Nicholas Garnham follows Marx in saying that every product produced must have a need which it satisfies, cultural products being no exception. Therefore cultural studies' sense of freedom in interpretation and consumption is justified only to some extent, an extent overly extended by cultural studies research.
One of the ways in which Nicholas Garnham positions his attack on cultural studies is by understating it as a project assigned to "overthrowing domination" by assessing which cultural practices sustain the social order and which practices subverts it. Garnham further constructs cultural studies' interest in common culture not because it was a site of significant cultural activity, but due to the will to give the working class a "sense of importance" of their experience which Marxistically assumed to be stemming out of subordination. The second reason Garnham notes for cultural studies' interest in popular culture was the Frankfurt School project of explaining the mechanisms which inhibit a cultural overtake of the lower-classes (Stuart Hall, it should be noted, views the cultural studies turn somewhat differently).

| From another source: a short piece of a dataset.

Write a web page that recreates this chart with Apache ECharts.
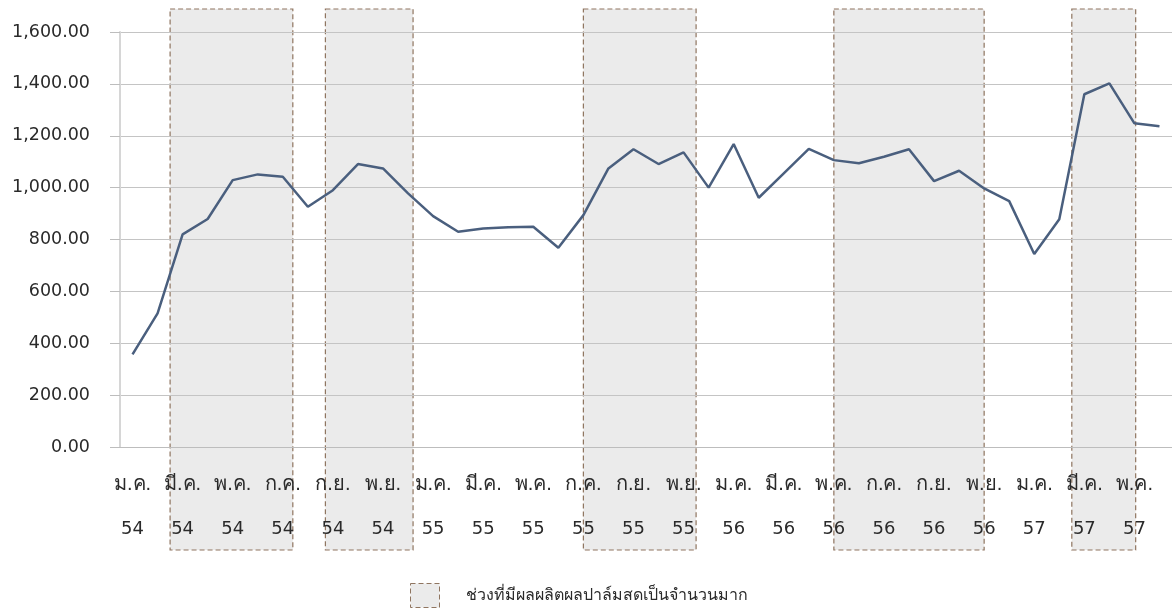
<!DOCTYPE html>
<html>
<head>
<meta charset="utf-8">
<script src="https://cdn.jsdelivr.net/npm/echarts@6/dist/echarts.min.js"></script>
<style>
  html, body { margin: 0; padding: 0; background: #fff; }
  #main { width: 1172px; height: 615px; }
</style>
</head>
<body>
<div id="main"></div>
<script>
// months ม.ค. 54 .. มิ.ย. 57
var monthNames = ['ม.ค.','ก.พ.','มี.ค.','เม.ย.','พ.ค.','มิ.ย.','ก.ค.','ส.ค.','ก.ย.','ต.ค.','พ.ย.','ธ.ค.'];
var years = ['54','55','56','57'];
var categories = [];
for (var y = 0; y < years.length; y++) {
  for (var m = 0; m < 12; m++) {
    if (categories.length < 42) categories.push(monthNames[m] + ' ' + years[y]);
  }
}

var prices = [
  357, 515, 820, 879, 1029, 1051, 1042, 926, 990, 1091, 1074, 978,
  890, 830, 842, 847, 849, 768, 894, 1074, 1148, 1091, 1136, 1000,
  1168, 961, 1055, 1149, 1106, 1094, 1119, 1148, 1025, 1065, 997, 948,
  744, 878, 1360, 1402, 1248, 1237
];

var yTicks = [0, 1600, 200];   // min, max, interval

// shaded periods, in months from the start of ม.ค. 54
var peakSpans = [
  [2.0, 6.9],
  [8.2, 11.7],
  [18.5, 23.0],
  [28.5, 34.5],
  [38.0, 40.55]
];

var legendName = 'ช่วงที่มีผลผลิตผลปาล์มสดเป็นจำนวนมาก';
var font = 'Arial, "Liberation Sans", "DejaVu Sans", sans-serif';

var chart = echarts.init(document.getElementById('main'));
var option = {
  animation: false,
  backgroundColor: '#fff',
  legend: {
    left: 410,
    top: 583,
    padding: 0,
    itemWidth: 29,
    itemHeight: 24,
    data: [{
      name: legendName,
      icon: 'rect',
      itemStyle: { color: '#ebebeb', borderColor: '#8f7560', borderWidth: 1, borderType: [5, 3] }
    }],
    textStyle: { fontSize: 16, color: '#2a2a2a', fontFamily: font, padding: [0, 0, 0, 21] }
  },
  grid: [
    { left: 120, top: 32, width: 1053, height: 415 },
    { left: 120, top: 9, width: 1053, height: 541 }
  ],
  xAxis: [{
    type: 'category',
    gridIndex: 0,
    data: categories,
    boundaryGap: true,
    axisLine: { lineStyle: { color: '#bdbdbd' } },
    axisTick: { interval: 0, length: 9, lineStyle: { color: '#c4c4c4' } },
    axisLabel: {
      interval: 1,
      margin: 15,
      formatter: function (v) {
        var p = v.split(' ');
        return '{m|' + p[0] + '}\n{y|' + p[1] + '}';
      },
      rich: {
        m: { fontSize: 20, color: '#2a2a2a', fontFamily: font, lineHeight: 45 },
        y: { fontSize: 18, color: '#2a2a2a', fontFamily: '"DejaVu Sans", sans-serif', lineHeight: 45 }
      }
    }
  }, {
    type: 'value',
    gridIndex: 1,
    min: 0,
    max: 42,
    show: false
  }],
  yAxis: [{
    type: 'value',
    gridIndex: 0,
    min: yTicks[0],
    max: yTicks[1],
    interval: yTicks[2],
    axisLine: { show: true, lineStyle: { color: '#d6d6d6', width: 2 } },
    axisTick: { show: true, length: 10, lineStyle: { color: '#bdbdbd' } },
    splitLine: { lineStyle: { color: '#c4c4c4' } },
    axisLabel: {
      margin: 30,
      fontSize: 17.5,
      color: '#2a2a2a',
      fontFamily: '"DejaVu Sans", sans-serif',
      formatter: function (v) {
        return v.toLocaleString('en-US', { minimumFractionDigits: 2, maximumFractionDigits: 2 });
      }
    }
  }, {
    type: 'value',
    gridIndex: 1,
    min: 0,
    max: 1,
    show: false
  }],
  series: [{
    name: legendName,
    type: 'custom',
    xAxisIndex: 1,
    yAxisIndex: 1,
    z: -1,
    data: peakSpans,
    itemStyle: { color: '#ebebeb', borderColor: '#8f7560', borderWidth: 1, borderType: [5, 3] },
    renderItem: function (params, api) {
      var p0 = api.coord([api.value(0), 1]);
      var p1 = api.coord([api.value(1), 0]);
      return {
        type: 'rect',
        shape: { x: p0[0], y: p0[1], width: p1[0] - p0[0], height: p1[1] - p0[1] },
        style: { fill: '#ebebeb', stroke: '#8f7560', lineWidth: 1.2, lineDash: [5, 3] }
      };
    }
  }, {
    name: 'price',
    type: 'line',
    xAxisIndex: 0,
    yAxisIndex: 0,
    data: prices,
    symbol: 'none',
    z: 3,
    lineStyle: { color: '#4a5f7e', width: 2.5 }
  }]
};
chart.setOption(option);
</script>
</body>
</html>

These baseline questions necessarily hint, for Granham, at the Marxist notion of false consciousness, which he sees as claiming that only intellectuals, and not the blinded masses, have access to the truth. But cultural studies reject notion of false consciousness, which is for Garnham absurd.
Garnham also talks of cultural studies' view of education as means liberation of the subordinate classes and the role they assigned for themselves in it. However, cultural studies' sanctification of popular culture was in Garnham's eyes in fact harmful in the field of education. The attempt at liberation from power was foiled due to the obscurity regarding what that power was and where it comes from.
The main point of contention between cultural studies and political economy is according to Garnham that of the structure of power and domination. The difference is focus, while political economy reduces everything to issues of class, cultural studies tend to give an equal status to gender and ethnicity which precede the capitalist mode of production, but are, so Garnham argues, for the most part determined by class differences. Racial and patriarchal domination are founded on economic domination. Therefore dealing with representation (such as "black is beautiful") is meaningless without addressing structural economic issues which give rise to disadvantaging representations.